=== Available data ===
☆ ☆ ☆
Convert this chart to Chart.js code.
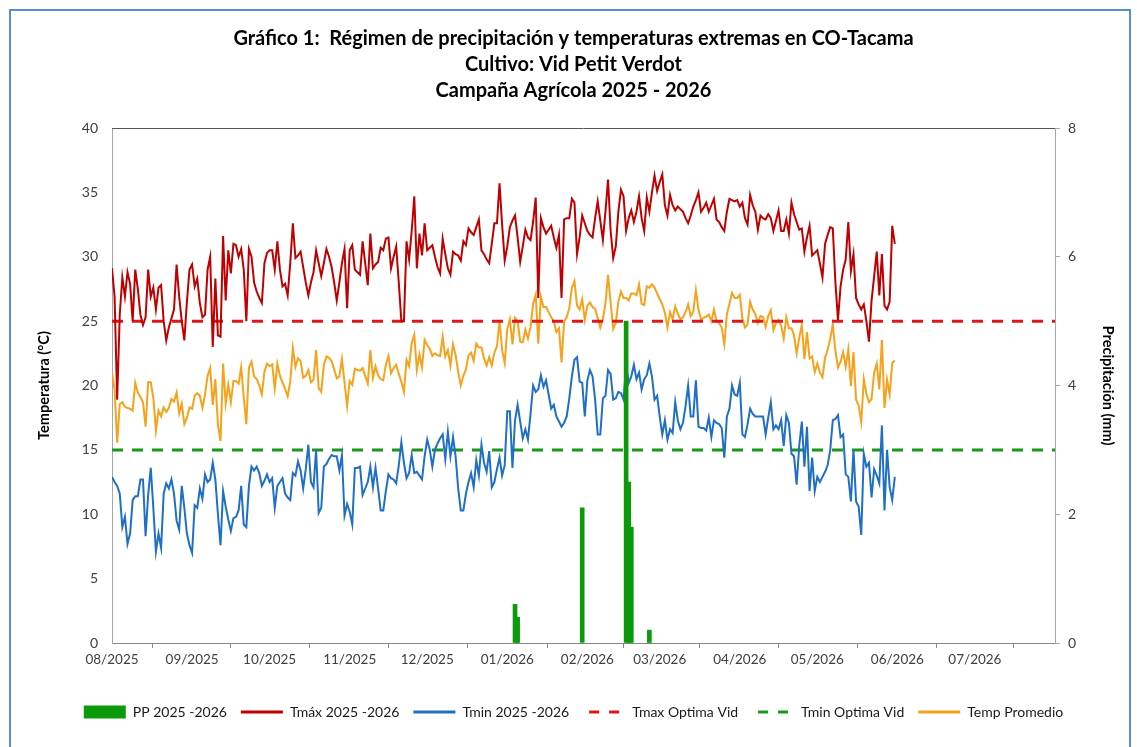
<!DOCTYPE html>
<html>
<head>
<meta charset="utf-8">
<script src="https://cdn.jsdelivr.net/npm/chart.js@4.4.1/dist/chart.umd.min.js"></script>
<style>
html,body{margin:0;padding:0;background:#fff;}
#wrap{position:relative;width:1137px;height:747px;overflow:hidden;background:#fff;}
#frame{position:absolute;left:9px;top:9px;width:1122px;height:760px;border:2px solid #5B8ED0;box-sizing:border-box;pointer-events:none;}
canvas{position:absolute;left:0;top:0;}
</style>
</head>
<body>
<div id="wrap"><canvas id="c" width="1137" height="747"></canvas><div id="frame"></div></div>
<script>
// Day index 0 = 2025-08-01 (daily series)
const startDate = '2025-08-01';
const monthTickDays = [0, 31, 61, 92, 122, 153, 184, 212, 243, 273, 304, 334];
const monthTickLabels = ['08/2025','09/2025','10/2025','11/2025','12/2025','01/2026','02/2026','03/2026','04/2026','05/2026','06/2026','07/2026'];
const axisEndDay = 365;

const tmax = [
29.1,26.9,18.9,25.5,28.4,26.9,28.8,27.9,25.0,29.0,
27.5,25.5,24.7,25.3,29.0,26.9,27.6,25.9,27.6,27.8,
25.0,23.5,24.5,25.2,25.9,29.4,26.9,25.0,23.5,26.5,
29.0,29.4,27.7,28.3,26.4,25.3,25.5,29.0,30.0,23.0,
28.3,23.9,23.8,31.6,26.6,30.5,28.7,31.0,30.9,30.0,
30.6,29.0,25.0,30.6,30.0,28.0,27.3,26.8,26.4,29.5,
30.3,30.5,30.5,29.0,31.2,29.0,27.7,27.9,27.0,29.5,
32.6,29.9,30.1,30.4,29.2,28.0,27.0,28.0,28.8,30.5,
29.5,28.5,29.5,30.6,30.0,29.2,28.0,26.6,28.0,29.5,
30.6,26.0,30.5,30.9,29.0,28.8,28.6,31.2,29.5,27.8,
31.8,29.1,29.4,29.6,30.7,30.5,31.4,31.5,29.1,30.0,
30.8,28.0,25.0,25.0,31.2,29.8,32.0,34.7,29.1,31.8,
30.1,32.6,30.5,30.7,30.9,30.0,29.2,28.7,31.4,30.2,
29.1,28.6,30.4,30.2,30.1,29.7,31.2,30.9,32.2,31.9,
31.7,32.3,32.9,30.5,30.2,29.8,29.5,31.0,32.6,32.6,
35.7,32.5,29.7,30.8,32.3,32.8,33.2,31.5,29.6,30.8,
32.1,31.5,31.3,32.7,34.6,26.8,33.0,32.3,31.8,32.1,
32.4,31.5,30.7,31.7,26.8,32.9,33.0,33.0,34.5,34.2,
30.2,31.5,33.2,32.6,32.0,31.7,31.5,33.0,34.3,32.8,
31.3,33.5,36.0,32.0,29.9,30.8,33.5,35.2,34.7,32.0,
33.0,33.6,32.7,33.5,34.7,33.0,32.0,34.6,33.5,35.0,
36.3,35.1,35.8,36.4,34.0,33.2,34.8,34.0,33.6,33.9,
33.7,33.5,33.0,32.6,33.2,33.9,34.4,35.0,33.5,33.8,
34.2,33.5,34.0,34.5,32.9,32.7,32.3,32.0,33.5,34.5,
34.4,34.3,34.4,33.9,34.2,33.0,32.5,34.8,34.0,33.5,
32.1,33.2,33.0,32.9,33.3,33.0,32.0,32.8,33.6,32.0,
32.0,32.9,31.8,34.2,33.3,32.7,32.1,32.2,30.4,31.5,
32.4,30.1,30.3,30.5,29.5,28.4,31.0,31.7,32.3,32.2,
28.0,25.1,27.7,29.0,29.8,32.7,28.9,30.2,26.8,26.3,
25.9,26.3,25.0,23.4,26.6,28.5,30.4,27.0,30.2,26.2,
25.9,26.5,32.4,31.0
];

const tmin = [
12.9,12.5,12.2,11.6,9.0,9.8,7.7,8.5,11.1,11.4,
11.4,12.7,12.7,8.3,11.5,13.6,10.5,7.1,8.5,7.4,
11.6,12.4,12.0,12.7,11.6,9.5,8.8,12.2,10.5,8.5,
7.6,7.0,10.7,10.5,12.0,11.2,13.1,12.5,12.7,14.0,
12.7,10.0,7.6,11.8,10.6,9.6,8.7,9.7,9.8,10.3,
12.2,9.2,9.0,12.2,13.7,13.4,13.7,13.2,12.2,12.6,
13.1,12.5,12.8,10.5,12.2,12.5,12.8,11.6,11.3,11.1,
13.2,13.0,14.1,13.4,12.0,13.5,15.4,12.5,12.1,15.0,
10.1,10.5,13.7,13.9,14.3,14.6,14.5,14.5,13.4,14.6,
9.9,10.8,10.2,9.2,13.6,13.6,13.7,11.5,12.0,12.5,
13.7,12.1,13.6,12.0,10.3,10.3,11.8,13.1,12.8,12.7,
12.4,13.8,15.6,14.0,12.8,13.2,14.6,13.2,13.3,13.0,
12.7,14.5,15.8,15.0,13.7,15.0,15.5,15.9,16.2,14.3,
16.4,14.5,16.0,14.5,12.0,10.3,10.3,11.6,12.5,13.2,
12.1,14.2,13.0,15.4,14.0,13.3,14.9,12.1,12.5,13.5,
14.4,13.0,13.8,18.0,18.0,13.6,17.3,18.5,17.2,15.9,
16.6,15.8,17.8,20.0,19.5,19.7,20.8,19.9,20.4,19.3,
18.2,18.5,17.6,17.2,16.8,17.1,17.6,19.0,20.7,22.0,
22.2,20.3,20.2,17.6,20.4,21.2,20.7,18.9,16.2,16.2,
19.0,19.2,21.2,20.9,18.9,19.0,19.5,19.4,18.9,21.6,
20.2,20.7,21.6,20.5,21.0,19.7,20.5,20.8,21.7,20.7,
18.9,19.2,17.6,16.2,17.3,15.8,16.6,16.3,18.7,17.3,
16.6,17.1,18.4,20.0,17.6,17.6,20.4,16.8,16.7,16.7,
16.5,17.5,16.0,17.3,17.1,17.0,16.7,14.4,17.6,18.2,
20.0,19.3,19.2,20.2,16.2,16.0,17.0,18.2,17.8,17.6,
17.6,17.6,17.6,16.2,17.5,18.7,16.6,16.9,16.6,17.3,
15.3,17.7,17.1,14.7,14.5,12.3,15.3,17.2,13.7,16.8,
11.8,14.4,11.8,12.9,12.5,12.9,13.3,13.8,15.0,17.3,
17.4,17.7,16.0,16.2,13.1,12.9,11.0,15.0,11.0,10.6,
8.4,14.7,13.7,14.0,11.3,13.5,13.0,12.4,16.9,10.3,
15.0,12.1,11.1,12.9
];

const tprom = [
21.0,19.7,15.55,18.55,18.7,18.35,18.25,18.2,18.05,20.2,
19.45,19.1,18.7,16.8,20.25,20.25,19.05,16.5,18.05,17.6,
18.3,17.95,18.25,18.95,18.75,19.45,17.85,18.6,17.0,17.5,
18.3,18.2,19.2,19.4,19.2,18.25,19.3,20.75,21.35,18.5,
20.5,16.95,15.7,21.7,18.6,20.05,18.7,20.35,20.35,20.15,
21.4,19.1,17.0,21.4,21.85,20.7,20.5,20.0,19.3,21.05,
21.7,21.5,21.65,19.75,21.7,20.75,20.25,19.75,19.15,20.3,
22.9,21.45,22.1,21.9,20.6,20.75,21.2,20.25,20.45,22.75,
19.8,19.5,21.6,22.25,22.15,21.9,21.25,20.55,20.7,22.05,
20.25,18.4,20.35,20.05,21.3,21.2,21.15,21.35,20.75,20.15,
22.75,20.6,21.5,20.8,20.5,20.4,21.6,22.3,20.95,21.35,
21.6,20.9,20.3,19.5,22.0,21.5,23.3,23.95,21.2,22.4,
21.4,23.55,23.15,22.85,22.3,22.5,22.35,22.3,23.8,22.25,
22.75,21.55,23.2,22.35,21.05,20.0,20.75,21.25,22.35,22.55,
21.9,23.25,22.95,22.95,22.1,21.55,22.2,21.55,22.55,23.05,
25.05,22.75,21.75,24.4,25.15,23.2,25.25,25.0,23.4,23.35,
24.35,23.65,24.55,26.35,27.05,23.25,26.9,26.1,26.1,25.7,
25.3,25.0,24.15,24.45,21.8,25.0,25.3,26.0,27.6,28.1,
26.2,25.9,26.7,25.1,26.2,26.45,26.1,25.95,25.25,24.5,
25.15,26.35,28.6,26.45,24.4,24.9,26.5,27.3,26.8,26.8,
26.6,27.15,27.15,27.0,27.85,26.35,26.25,27.7,27.6,27.85,
27.6,27.15,26.7,26.3,25.65,24.5,25.7,25.15,26.15,25.6,
25.15,25.3,25.7,26.3,25.4,25.75,27.4,25.9,25.1,25.25,
25.35,25.5,25.0,25.9,25.0,24.85,24.5,23.2,25.55,26.35,
27.2,26.8,26.8,27.05,25.2,24.5,24.75,26.5,25.9,25.55,
24.85,25.4,25.3,24.55,25.4,25.85,24.3,24.85,25.1,24.65,
23.65,25.3,24.45,24.45,23.9,22.5,23.7,24.7,22.05,24.15,
22.1,22.25,21.05,21.7,21.0,20.65,22.15,22.75,23.65,24.75,
22.7,21.4,21.85,22.6,21.45,22.8,19.95,22.6,18.9,18.45,
17.15,20.5,19.35,18.7,18.95,21.0,21.7,19.7,23.55,18.25,
20.45,19.3,21.75,21.95
];

// Precipitation (mm), days with rain
const ppDays = [156, 157, 182, 199, 200, 201, 208];
const ppValues = [0.6, 0.4, 2.1, 5.0, 2.5, 1.8, 0.2];

// Optimal thresholds for the vine (°C)
const tmaxOptima = 25;
const tminOptima = 15;

const titleLines = [
  'Gráfico 1:  Régimen de precipitación y temperaturas extremas en CO-Tacama',
  'Cultivo: Vid Petit Verdot',
  'Campaña Agrícola 2025 - 2026'
];

const toXY = arr => arr.map((v, i) => ({x: i, y: v}));
const FONT = 'Lato, "Liberation Sans", sans-serif';
Chart.defaults.font.family = FONT;

const topLine = {
  id: 'topLine',
  afterDraw(chart) {
    const {ctx, chartArea: a} = chart;
    ctx.save();
    ctx.strokeStyle = '#595959';
    ctx.lineWidth = 1;
    ctx.beginPath();
    ctx.moveTo(a.left, Math.round(a.top) + 0.5);
    ctx.lineTo(a.right, Math.round(a.top) + 0.5);
    ctx.stroke();
    ctx.restore();
  }
};

new Chart(document.getElementById('c'), {
  type: 'line',
  data: {
    datasets: [
      {
        type: 'bar', label: 'PP 2025 -2026',
        data: ppDays.map((d, i) => ({x: d, y: ppValues[i]})),
        yAxisID: 'y1', backgroundColor: '#0A9A0A', borderColor: '#0A9A0A', borderWidth: 0,
        barThickness: 4, pointStyle: 'rect'
      },
      {
        label: 'Tmáx 2025 -2026', data: toXY(tmax), yAxisID: 'y',
        borderColor: '#C00000', backgroundColor: '#C00000', borderWidth: 2,
        pointRadius: 0, tension: 0, pointStyle: 'line'
      },
      {
        label: 'Tmin 2025 -2026', data: toXY(tmin), yAxisID: 'y',
        borderColor: '#1F6FC6', backgroundColor: '#1F6FC6', borderWidth: 2,
        pointRadius: 0, tension: 0, pointStyle: 'line'
      },
      {
        label: 'Tmax Optima Vid', data: [{x: 0, y: tmaxOptima}, {x: axisEndDay, y: tmaxOptima}], yAxisID: 'y',
        borderColor: '#E0161B', backgroundColor: '#E0161B', borderWidth: 3, borderDash: [11, 9],
        pointRadius: 0, tension: 0, pointStyle: 'line'
      },
      {
        label: 'Tmin Optima Vid', data: [{x: 0, y: tminOptima}, {x: axisEndDay, y: tminOptima}], yAxisID: 'y',
        borderColor: '#1A961A', backgroundColor: '#1A961A', borderWidth: 3, borderDash: [11, 9],
        pointRadius: 0, tension: 0, pointStyle: 'line'
      },
      {
        label: 'Temp Promedio', data: toXY(tprom), yAxisID: 'y',
        borderColor: '#F7A21B', backgroundColor: '#F7A21B', borderWidth: 2,
        pointRadius: 0, tension: 0, pointStyle: 'line'
      }
    ]
  },
  options: {
    responsive: false,
    animation: false,
    devicePixelRatio: 1,
    events: [],
    layout: {padding: {left: 10, right: 0, top: 0, bottom: 18}},
    plugins: {
      title: {
        display: true, text: titleLines, color: '#000',
        font: {family: FONT, size: 20, weight: 'bold', lineHeight: 1.3},
        padding: {top: 26, bottom: 24}
      },
      legend: {
        position: 'bottom',
        labels: {
          usePointStyle: true, pointStyleWidth: 42, boxHeight: 13,
          color: '#1a1a1a', font: {family: FONT, size: 14}, padding: 14,
          generateLabels: chart => {
            const items = Chart.defaults.plugins.legend.labels.generateLabels(chart);
            items.forEach(it => {
              const ds = chart.data.datasets[it.datasetIndex];
              if (ds.type === 'bar') {
                it.lineWidth = 0;
                it.fillStyle = ds.backgroundColor;
              } else {
                it.strokeStyle = ds.borderColor;
                it.lineWidth = 3;
                it.lineDash = ds.borderDash ? [10, 10] : [];
                it.lineDashOffset = ds.borderDash ? -6 : 0;
              }
            });
            return items;
          }
        }
      },
      tooltip: {enabled: false}
    },
    scales: {
      x: {
        type: 'linear', min: 0, max: axisEndDay, offset: false,
        afterBuildTicks: s => { s.ticks = monthTickDays.map(v => ({value: v})); },
        afterFit: s => { s.height = 48; },
        ticks: {
          autoSkip: false, maxRotation: 0, padding: 4, color: '#404040',
          font: {family: FONT, size: 13.5},
          callback: (v, i) => monthTickLabels[i]
        },
        grid: {drawOnChartArea: false, drawTicks: true, tickLength: 5, tickColor: '#868686'},
        border: {display: true, color: '#868686', width: 1}
      },
      y: {
        position: 'left', min: 0, max: 40,
        afterFit: s => { s.width = 102; },
        ticks: {stepSize: 5, padding: 14, color: '#404040', font: {family: FONT, size: 14}},
        grid: {display: false, drawTicks: false},
        border: {display: true, color: '#A6A6A6', width: 1},
        title: {
          display: true, text: 'Temperatura (°C)', color: '#000',
          font: {family: FONT, size: 14.5, weight: 'bold', lineHeight: 1.2},
          padding: {top: 26, bottom: 0}
        }
      },
      y1: {
        position: 'right', min: 0, max: 8,
        afterFit: s => { s.width = 82; },
        ticks: {stepSize: 2, padding: 8, color: '#404040', font: {family: FONT, size: 14}},
        grid: {display: true, drawOnChartArea: false, drawTicks: true, tickLength: 5, tickColor: '#A6A6A6'},
        border: {display: true, color: '#A6A6A6', width: 1},
        title: {
          display: true, text: 'Precipitación (mm)', color: '#000',
          font: {family: FONT, size: 14.5, weight: 'bold', lineHeight: 1.2},
          padding: {top: 21, bottom: 0}
        }
      }
    }
  },
  plugins: [topLine]
});
</script>
</body>
</html>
☆ ☆ ☆
Return exactly what appears from the opening line of the material through the line with "const axisEndDay = 365;", apart from the pictures.

Convert this chart to Chart.js code.
<!DOCTYPE html>
<html>
<head>
<meta charset="utf-8">
<script src="https://cdn.jsdelivr.net/npm/chart.js@4.4.1/dist/chart.umd.min.js"></script>
<style>
html,body{margin:0;padding:0;background:#fff;}
#wrap{position:relative;width:1137px;height:747px;overflow:hidden;background:#fff;}
#frame{position:absolute;left:9px;top:9px;width:1122px;height:760px;border:2px solid #5B8ED0;box-sizing:border-box;pointer-events:none;}
canvas{position:absolute;left:0;top:0;}
</style>
</head>
<body>
<div id="wrap"><canvas id="c" width="1137" height="747"></canvas><div id="frame"></div></div>
<script>
// Day index 0 = 2025-08-01 (daily series)
const startDate = '2025-08-01';
const monthTickDays = [0, 31, 61, 92, 122, 153, 184, 212, 243, 273, 304, 334];
const monthTickLabels = ['08/2025','09/2025','10/2025','11/2025','12/2025','01/2026','02/2026','03/2026','04/2026','05/2026','06/2026','07/2026'];
const axisEndDay = 365;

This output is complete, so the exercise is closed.